● Given material

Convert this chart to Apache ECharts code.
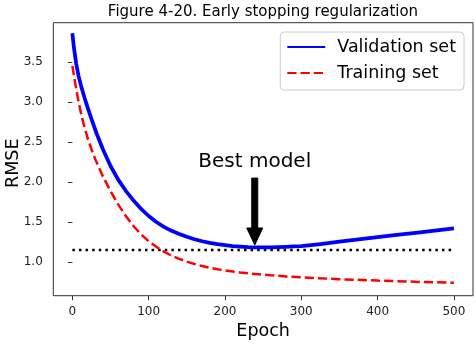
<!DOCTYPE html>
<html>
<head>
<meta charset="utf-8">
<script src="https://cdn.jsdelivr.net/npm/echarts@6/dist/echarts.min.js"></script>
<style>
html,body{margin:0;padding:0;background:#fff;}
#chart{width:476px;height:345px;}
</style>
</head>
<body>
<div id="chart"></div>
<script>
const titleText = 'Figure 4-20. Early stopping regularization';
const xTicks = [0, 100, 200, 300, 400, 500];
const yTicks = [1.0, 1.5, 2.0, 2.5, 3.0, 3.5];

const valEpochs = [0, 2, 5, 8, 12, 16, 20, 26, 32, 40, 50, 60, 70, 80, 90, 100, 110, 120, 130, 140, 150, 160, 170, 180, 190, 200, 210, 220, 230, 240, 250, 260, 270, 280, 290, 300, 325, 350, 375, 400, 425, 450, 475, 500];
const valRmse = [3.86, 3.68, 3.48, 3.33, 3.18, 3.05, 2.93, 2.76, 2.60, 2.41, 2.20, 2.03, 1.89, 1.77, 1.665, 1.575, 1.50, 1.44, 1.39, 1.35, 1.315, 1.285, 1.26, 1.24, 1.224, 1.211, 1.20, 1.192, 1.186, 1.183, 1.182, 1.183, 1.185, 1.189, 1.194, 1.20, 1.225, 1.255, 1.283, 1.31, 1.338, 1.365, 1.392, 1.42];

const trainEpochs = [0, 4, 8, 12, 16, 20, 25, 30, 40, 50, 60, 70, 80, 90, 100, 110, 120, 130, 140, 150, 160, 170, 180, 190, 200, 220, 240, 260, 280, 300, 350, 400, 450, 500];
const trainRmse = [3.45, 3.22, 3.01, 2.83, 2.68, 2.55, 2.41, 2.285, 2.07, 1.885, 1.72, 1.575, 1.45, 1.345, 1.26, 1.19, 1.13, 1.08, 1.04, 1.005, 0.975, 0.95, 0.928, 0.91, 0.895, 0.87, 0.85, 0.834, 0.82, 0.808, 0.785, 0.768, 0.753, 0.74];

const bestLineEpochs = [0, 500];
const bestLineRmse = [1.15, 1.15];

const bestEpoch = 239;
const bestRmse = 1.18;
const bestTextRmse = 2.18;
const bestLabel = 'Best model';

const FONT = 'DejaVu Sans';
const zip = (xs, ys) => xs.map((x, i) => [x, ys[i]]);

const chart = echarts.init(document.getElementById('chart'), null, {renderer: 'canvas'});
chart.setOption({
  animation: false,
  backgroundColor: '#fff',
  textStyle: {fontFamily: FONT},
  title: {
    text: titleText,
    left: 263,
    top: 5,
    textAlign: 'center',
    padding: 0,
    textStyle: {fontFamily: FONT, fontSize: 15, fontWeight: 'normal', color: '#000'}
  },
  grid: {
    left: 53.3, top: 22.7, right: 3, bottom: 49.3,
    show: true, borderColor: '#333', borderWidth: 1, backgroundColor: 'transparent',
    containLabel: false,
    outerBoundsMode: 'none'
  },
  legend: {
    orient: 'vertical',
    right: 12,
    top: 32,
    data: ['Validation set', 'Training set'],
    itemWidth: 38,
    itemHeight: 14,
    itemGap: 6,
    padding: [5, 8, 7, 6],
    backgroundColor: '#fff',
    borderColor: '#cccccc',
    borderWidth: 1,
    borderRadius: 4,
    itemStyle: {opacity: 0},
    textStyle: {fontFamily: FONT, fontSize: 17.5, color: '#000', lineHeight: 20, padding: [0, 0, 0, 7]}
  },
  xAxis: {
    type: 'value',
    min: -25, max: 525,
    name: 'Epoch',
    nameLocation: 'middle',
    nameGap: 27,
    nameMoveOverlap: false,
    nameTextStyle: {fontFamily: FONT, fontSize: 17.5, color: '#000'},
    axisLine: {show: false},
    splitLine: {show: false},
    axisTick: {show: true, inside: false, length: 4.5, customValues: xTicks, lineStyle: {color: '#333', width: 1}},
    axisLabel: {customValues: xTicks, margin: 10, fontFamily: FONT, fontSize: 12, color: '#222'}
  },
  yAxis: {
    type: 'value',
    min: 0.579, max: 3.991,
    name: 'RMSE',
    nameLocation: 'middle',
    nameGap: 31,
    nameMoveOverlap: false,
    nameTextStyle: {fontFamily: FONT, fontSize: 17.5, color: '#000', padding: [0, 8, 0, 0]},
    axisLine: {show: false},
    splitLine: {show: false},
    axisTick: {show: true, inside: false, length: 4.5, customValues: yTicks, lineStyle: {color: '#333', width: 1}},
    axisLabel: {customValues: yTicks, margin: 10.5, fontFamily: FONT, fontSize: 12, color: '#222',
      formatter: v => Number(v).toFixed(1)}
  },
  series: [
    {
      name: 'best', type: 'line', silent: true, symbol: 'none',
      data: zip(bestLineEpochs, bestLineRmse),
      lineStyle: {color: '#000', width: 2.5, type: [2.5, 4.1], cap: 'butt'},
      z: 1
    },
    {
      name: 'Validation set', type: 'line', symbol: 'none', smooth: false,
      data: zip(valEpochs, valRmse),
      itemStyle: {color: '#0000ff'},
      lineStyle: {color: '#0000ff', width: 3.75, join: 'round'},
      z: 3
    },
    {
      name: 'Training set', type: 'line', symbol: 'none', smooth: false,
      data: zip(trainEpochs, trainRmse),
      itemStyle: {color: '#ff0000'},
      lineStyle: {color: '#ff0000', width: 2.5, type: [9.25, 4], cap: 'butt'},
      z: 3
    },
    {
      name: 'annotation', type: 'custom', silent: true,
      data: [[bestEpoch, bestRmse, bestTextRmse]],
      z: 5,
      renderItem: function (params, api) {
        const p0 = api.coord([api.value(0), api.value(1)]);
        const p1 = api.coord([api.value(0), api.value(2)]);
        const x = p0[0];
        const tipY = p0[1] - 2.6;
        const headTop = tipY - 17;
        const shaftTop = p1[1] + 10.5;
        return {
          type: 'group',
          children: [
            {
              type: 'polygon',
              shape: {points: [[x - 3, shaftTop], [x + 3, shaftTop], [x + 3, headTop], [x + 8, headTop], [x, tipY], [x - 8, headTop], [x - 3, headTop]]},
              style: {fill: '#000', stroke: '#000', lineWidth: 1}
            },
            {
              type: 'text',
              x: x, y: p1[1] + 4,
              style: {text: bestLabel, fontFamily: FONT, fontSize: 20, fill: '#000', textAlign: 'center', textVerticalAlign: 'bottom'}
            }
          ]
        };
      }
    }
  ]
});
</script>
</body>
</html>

● Goal of the exercise
Repeat the listing above up to and including the line with "const yTicks = [1.0, 1.5, 2.0, 2.5, 3.0, 3.5];", starting from its first line. Drop any pictures.

● Answer to this task
Convert this chart to Apache ECharts code.
<!DOCTYPE html>
<html>
<head>
<meta charset="utf-8">
<script src="https://cdn.jsdelivr.net/npm/echarts@6/dist/echarts.min.js"></script>
<style>
html,body{margin:0;padding:0;background:#fff;}
#chart{width:476px;height:345px;}
</style>
</head>
<body>
<div id="chart"></div>
<script>
const titleText = 'Figure 4-20. Early stopping regularization';
const xTicks = [0, 100, 200, 300, 400, 500];
const yTicks = [1.0, 1.5, 2.0, 2.5, 3.0, 3.5];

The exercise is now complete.